#### DIRECTIONS FOR THIS TASK:
Omit all images. Write out the rest of the material exactly.
%%
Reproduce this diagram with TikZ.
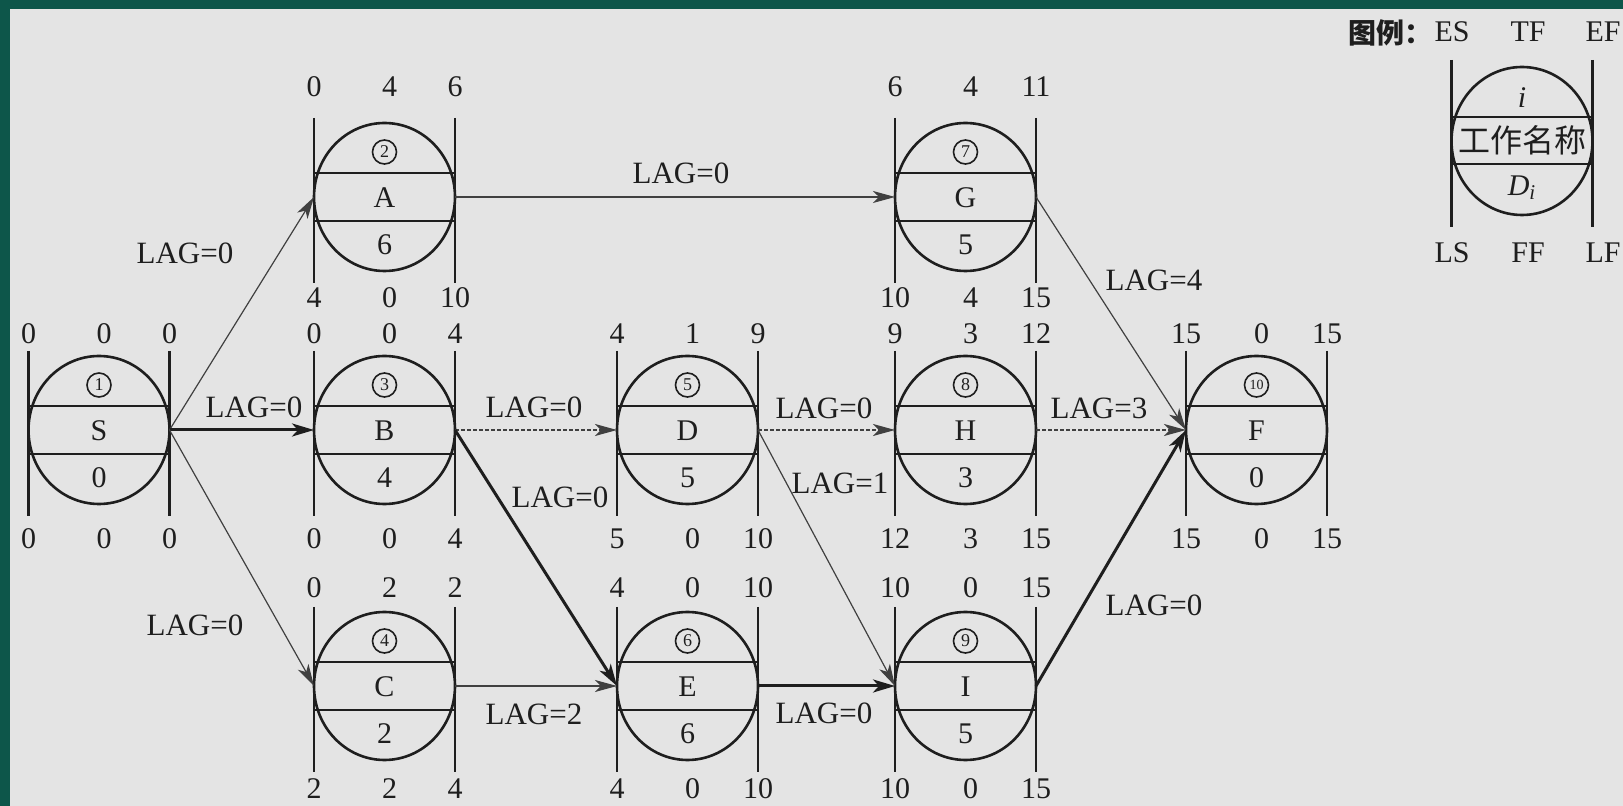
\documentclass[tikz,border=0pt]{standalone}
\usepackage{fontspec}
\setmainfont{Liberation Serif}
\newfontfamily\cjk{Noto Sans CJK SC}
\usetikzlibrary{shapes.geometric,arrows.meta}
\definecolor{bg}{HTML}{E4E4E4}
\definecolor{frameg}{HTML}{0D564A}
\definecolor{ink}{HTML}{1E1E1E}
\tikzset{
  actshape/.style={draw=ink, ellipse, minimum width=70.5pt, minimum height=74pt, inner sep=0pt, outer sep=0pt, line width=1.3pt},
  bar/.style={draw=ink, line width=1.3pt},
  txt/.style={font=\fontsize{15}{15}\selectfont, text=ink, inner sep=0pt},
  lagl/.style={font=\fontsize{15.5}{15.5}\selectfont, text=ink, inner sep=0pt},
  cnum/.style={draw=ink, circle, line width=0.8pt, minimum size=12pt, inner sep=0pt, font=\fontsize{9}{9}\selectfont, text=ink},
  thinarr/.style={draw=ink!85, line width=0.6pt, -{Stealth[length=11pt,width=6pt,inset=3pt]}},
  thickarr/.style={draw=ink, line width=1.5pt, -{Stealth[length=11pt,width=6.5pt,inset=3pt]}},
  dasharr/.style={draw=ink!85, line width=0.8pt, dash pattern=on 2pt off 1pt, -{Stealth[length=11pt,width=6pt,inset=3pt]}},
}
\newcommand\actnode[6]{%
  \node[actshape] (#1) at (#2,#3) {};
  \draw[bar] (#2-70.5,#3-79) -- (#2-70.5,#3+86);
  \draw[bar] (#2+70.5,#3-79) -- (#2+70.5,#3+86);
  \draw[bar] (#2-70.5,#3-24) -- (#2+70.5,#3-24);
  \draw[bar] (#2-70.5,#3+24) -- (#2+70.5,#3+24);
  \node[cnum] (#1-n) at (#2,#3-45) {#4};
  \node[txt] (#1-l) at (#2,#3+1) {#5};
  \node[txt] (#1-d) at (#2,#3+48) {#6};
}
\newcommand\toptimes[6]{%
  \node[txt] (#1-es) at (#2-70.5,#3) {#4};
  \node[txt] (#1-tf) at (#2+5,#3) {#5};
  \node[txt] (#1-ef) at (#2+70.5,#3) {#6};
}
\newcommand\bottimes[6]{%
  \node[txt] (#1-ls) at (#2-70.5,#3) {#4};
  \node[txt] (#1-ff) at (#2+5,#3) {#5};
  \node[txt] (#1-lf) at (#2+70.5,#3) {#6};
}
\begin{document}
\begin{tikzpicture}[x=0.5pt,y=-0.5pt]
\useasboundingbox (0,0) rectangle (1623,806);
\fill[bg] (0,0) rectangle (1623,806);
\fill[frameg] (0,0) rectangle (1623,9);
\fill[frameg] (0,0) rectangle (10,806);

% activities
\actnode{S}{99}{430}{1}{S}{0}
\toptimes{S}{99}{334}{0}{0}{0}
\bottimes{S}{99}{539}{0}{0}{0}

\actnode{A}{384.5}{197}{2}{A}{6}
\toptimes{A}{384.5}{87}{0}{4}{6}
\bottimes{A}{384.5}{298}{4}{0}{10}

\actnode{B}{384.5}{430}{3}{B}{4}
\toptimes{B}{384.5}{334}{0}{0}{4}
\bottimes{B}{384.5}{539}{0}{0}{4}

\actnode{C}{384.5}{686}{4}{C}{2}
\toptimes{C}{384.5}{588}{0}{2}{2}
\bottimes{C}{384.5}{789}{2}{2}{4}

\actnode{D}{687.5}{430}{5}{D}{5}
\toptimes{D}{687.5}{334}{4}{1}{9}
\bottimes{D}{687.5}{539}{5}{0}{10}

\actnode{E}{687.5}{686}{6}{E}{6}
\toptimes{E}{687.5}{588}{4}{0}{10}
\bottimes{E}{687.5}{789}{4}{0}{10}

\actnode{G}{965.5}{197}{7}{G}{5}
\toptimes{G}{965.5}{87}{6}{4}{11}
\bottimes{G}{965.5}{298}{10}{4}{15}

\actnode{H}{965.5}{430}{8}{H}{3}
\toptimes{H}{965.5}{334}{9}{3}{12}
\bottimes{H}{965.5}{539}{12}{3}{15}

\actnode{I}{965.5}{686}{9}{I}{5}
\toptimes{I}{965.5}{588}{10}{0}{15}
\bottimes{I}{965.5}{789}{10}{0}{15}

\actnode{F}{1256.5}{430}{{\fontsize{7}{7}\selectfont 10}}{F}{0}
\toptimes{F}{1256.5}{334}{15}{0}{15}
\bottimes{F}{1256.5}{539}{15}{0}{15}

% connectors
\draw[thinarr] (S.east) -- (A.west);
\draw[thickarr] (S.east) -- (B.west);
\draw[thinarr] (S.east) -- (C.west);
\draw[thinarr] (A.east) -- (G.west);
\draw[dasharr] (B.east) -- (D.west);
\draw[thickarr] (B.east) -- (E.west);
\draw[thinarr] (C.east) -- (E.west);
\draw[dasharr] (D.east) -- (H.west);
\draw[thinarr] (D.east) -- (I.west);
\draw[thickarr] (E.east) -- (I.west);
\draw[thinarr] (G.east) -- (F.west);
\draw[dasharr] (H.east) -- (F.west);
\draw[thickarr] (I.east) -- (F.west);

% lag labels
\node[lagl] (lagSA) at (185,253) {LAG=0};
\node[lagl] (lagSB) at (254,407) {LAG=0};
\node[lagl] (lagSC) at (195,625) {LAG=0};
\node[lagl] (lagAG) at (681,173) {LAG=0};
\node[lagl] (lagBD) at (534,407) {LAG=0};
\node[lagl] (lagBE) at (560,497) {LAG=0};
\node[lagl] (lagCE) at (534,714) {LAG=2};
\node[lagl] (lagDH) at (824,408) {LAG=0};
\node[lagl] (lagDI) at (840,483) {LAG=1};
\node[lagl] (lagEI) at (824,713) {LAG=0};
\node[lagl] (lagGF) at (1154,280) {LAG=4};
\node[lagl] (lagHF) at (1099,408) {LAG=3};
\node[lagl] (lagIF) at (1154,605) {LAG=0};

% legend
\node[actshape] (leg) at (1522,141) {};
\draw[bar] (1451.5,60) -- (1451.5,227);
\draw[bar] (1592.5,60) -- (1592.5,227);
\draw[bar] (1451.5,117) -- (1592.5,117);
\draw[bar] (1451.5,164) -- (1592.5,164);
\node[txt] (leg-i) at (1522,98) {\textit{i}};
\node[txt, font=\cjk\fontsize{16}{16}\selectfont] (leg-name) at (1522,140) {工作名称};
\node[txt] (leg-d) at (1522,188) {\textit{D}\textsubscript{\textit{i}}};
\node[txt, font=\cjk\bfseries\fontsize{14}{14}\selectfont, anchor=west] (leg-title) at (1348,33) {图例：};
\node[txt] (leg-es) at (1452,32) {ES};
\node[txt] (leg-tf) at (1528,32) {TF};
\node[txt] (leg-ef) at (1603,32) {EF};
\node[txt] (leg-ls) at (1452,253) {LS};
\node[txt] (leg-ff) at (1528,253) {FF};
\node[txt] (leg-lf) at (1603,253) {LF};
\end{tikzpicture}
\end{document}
%%
#### SOLUTION:
Reproduce this diagram with TikZ.
\documentclass[tikz,border=0pt]{standalone}
\usepackage{fontspec}
\setmainfont{Liberation Serif}
\newfontfamily\cjk{Noto Sans CJK SC}
\usetikzlibrary{shapes.geometric,arrows.meta}
\definecolor{bg}{HTML}{E4E4E4}
\definecolor{frameg}{HTML}{0D564A}
\definecolor{ink}{HTML}{1E1E1E}
\tikzset{
  actshape/.style={draw=ink, ellipse, minimum width=70.5pt, minimum height=74pt, inner sep=0pt, outer sep=0pt, line width=1.3pt},
  bar/.style={draw=ink, line width=1.3pt},
  txt/.style={font=\fontsize{15}{15}\selectfont, text=ink, inner sep=0pt},
  lagl/.style={font=\fontsize{15.5}{15.5}\selectfont, text=ink, inner sep=0pt},
  cnum/.style={draw=ink, circle, line width=0.8pt, minimum size=12pt, inner sep=0pt, font=\fontsize{9}{9}\selectfont, text=ink},
  thinarr/.style={draw=ink!85, line width=0.6pt, -{Stealth[length=11pt,width=6pt,inset=3pt]}},
  thickarr/.style={draw=ink, line width=1.5pt, -{Stealth[length=11pt,width=6.5pt,inset=3pt]}},
  dasharr/.style={draw=ink!85, line width=0.8pt, dash pattern=on 2pt off 1pt, -{Stealth[length=11pt,width=6pt,inset=3pt]}},
}
\newcommand\actnode[6]{%
  \node[actshape] (#1) at (#2,#3) {};
  \draw[bar] (#2-70.5,#3-79) -- (#2-70.5,#3+86);
  \draw[bar] (#2+70.5,#3-79) -- (#2+70.5,#3+86);
  \draw[bar] (#2-70.5,#3-24) -- (#2+70.5,#3-24);
  \draw[bar] (#2-70.5,#3+24) -- (#2+70.5,#3+24);
  \node[cnum] (#1-n) at (#2,#3-45) {#4};
  \node[txt] (#1-l) at (#2,#3+1) {#5};
  \node[txt] (#1-d) at (#2,#3+48) {#6};
}
\newcommand\toptimes[6]{%
  \node[txt] (#1-es) at (#2-70.5,#3) {#4};
  \node[txt] (#1-tf) at (#2+5,#3) {#5};
  \node[txt] (#1-ef) at (#2+70.5,#3) {#6};
}
\newcommand\bottimes[6]{%
  \node[txt] (#1-ls) at (#2-70.5,#3) {#4};
  \node[txt] (#1-ff) at (#2+5,#3) {#5};
  \node[txt] (#1-lf) at (#2+70.5,#3) {#6};
}
\begin{document}
\begin{tikzpicture}[x=0.5pt,y=-0.5pt]
\useasboundingbox (0,0) rectangle (1623,806);
\fill[bg] (0,0) rectangle (1623,806);
\fill[frameg] (0,0) rectangle (1623,9);
\fill[frameg] (0,0) rectangle (10,806);

% activities
\actnode{S}{99}{430}{1}{S}{0}
\toptimes{S}{99}{334}{0}{0}{0}
\bottimes{S}{99}{539}{0}{0}{0}

\actnode{A}{384.5}{197}{2}{A}{6}
\toptimes{A}{384.5}{87}{0}{4}{6}
\bottimes{A}{384.5}{298}{4}{0}{10}

\actnode{B}{384.5}{430}{3}{B}{4}
\toptimes{B}{384.5}{334}{0}{0}{4}
\bottimes{B}{384.5}{539}{0}{0}{4}

\actnode{C}{384.5}{686}{4}{C}{2}
\toptimes{C}{384.5}{588}{0}{2}{2}
\bottimes{C}{384.5}{789}{2}{2}{4}

\actnode{D}{687.5}{430}{5}{D}{5}
\toptimes{D}{687.5}{334}{4}{1}{9}
\bottimes{D}{687.5}{539}{5}{0}{10}

\actnode{E}{687.5}{686}{6}{E}{6}
\toptimes{E}{687.5}{588}{4}{0}{10}
\bottimes{E}{687.5}{789}{4}{0}{10}

\actnode{G}{965.5}{197}{7}{G}{5}
\toptimes{G}{965.5}{87}{6}{4}{11}
\bottimes{G}{965.5}{298}{10}{4}{15}

\actnode{H}{965.5}{430}{8}{H}{3}
\toptimes{H}{965.5}{334}{9}{3}{12}
\bottimes{H}{965.5}{539}{12}{3}{15}

\actnode{I}{965.5}{686}{9}{I}{5}
\toptimes{I}{965.5}{588}{10}{0}{15}
\bottimes{I}{965.5}{789}{10}{0}{15}

\actnode{F}{1256.5}{430}{{\fontsize{7}{7}\selectfont 10}}{F}{0}
\toptimes{F}{1256.5}{334}{15}{0}{15}
\bottimes{F}{1256.5}{539}{15}{0}{15}

% connectors
\draw[thinarr] (S.east) -- (A.west);
\draw[thickarr] (S.east) -- (B.west);
\draw[thinarr] (S.east) -- (C.west);
\draw[thinarr] (A.east) -- (G.west);
\draw[dasharr] (B.east) -- (D.west);
\draw[thickarr] (B.east) -- (E.west);
\draw[thinarr] (C.east) -- (E.west);
\draw[dasharr] (D.east) -- (H.west);
\draw[thinarr] (D.east) -- (I.west);
\draw[thickarr] (E.east) -- (I.west);
\draw[thinarr] (G.east) -- (F.west);
\draw[dasharr] (H.east) -- (F.west);
\draw[thickarr] (I.east) -- (F.west);

% lag labels
\node[lagl] (lagSA) at (185,253) {LAG=0};
\node[lagl] (lagSB) at (254,407) {LAG=0};
\node[lagl] (lagSC) at (195,625) {LAG=0};
\node[lagl] (lagAG) at (681,173) {LAG=0};
\node[lagl] (lagBD) at (534,407) {LAG=0};
\node[lagl] (lagBE) at (560,497) {LAG=0};
\node[lagl] (lagCE) at (534,714) {LAG=2};
\node[lagl] (lagDH) at (824,408) {LAG=0};
\node[lagl] (lagDI) at (840,483) {LAG=1};
\node[lagl] (lagEI) at (824,713) {LAG=0};
\node[lagl] (lagGF) at (1154,280) {LAG=4};
\node[lagl] (lagHF) at (1099,408) {LAG=3};
\node[lagl] (lagIF) at (1154,605) {LAG=0};

% legend
\node[actshape] (leg) at (1522,141) {};
\draw[bar] (1451.5,60) -- (1451.5,227);
\draw[bar] (1592.5,60) -- (1592.5,227);
\draw[bar] (1451.5,117) -- (1592.5,117);
\draw[bar] (1451.5,164) -- (1592.5,164);
\node[txt] (leg-i) at (1522,98) {\textit{i}};
\node[txt, font=\cjk\fontsize{16}{16}\selectfont] (leg-name) at (1522,140) {工作名称};
\node[txt] (leg-d) at (1522,188) {\textit{D}\textsubscript{\textit{i}}};
\node[txt, font=\cjk\bfseries\fontsize{14}{14}\selectfont, anchor=west] (leg-title) at (1348,33) {图例：};
\node[txt] (leg-es) at (1452,32) {ES};
\node[txt] (leg-tf) at (1528,32) {TF};
\node[txt] (leg-ef) at (1603,32) {EF};
\node[txt] (leg-ls) at (1452,253) {LS};
\node[txt] (leg-ff) at (1528,253) {FF};
\node[txt] (leg-lf) at (1603,253) {LF};
\end{tikzpicture}
\end{document}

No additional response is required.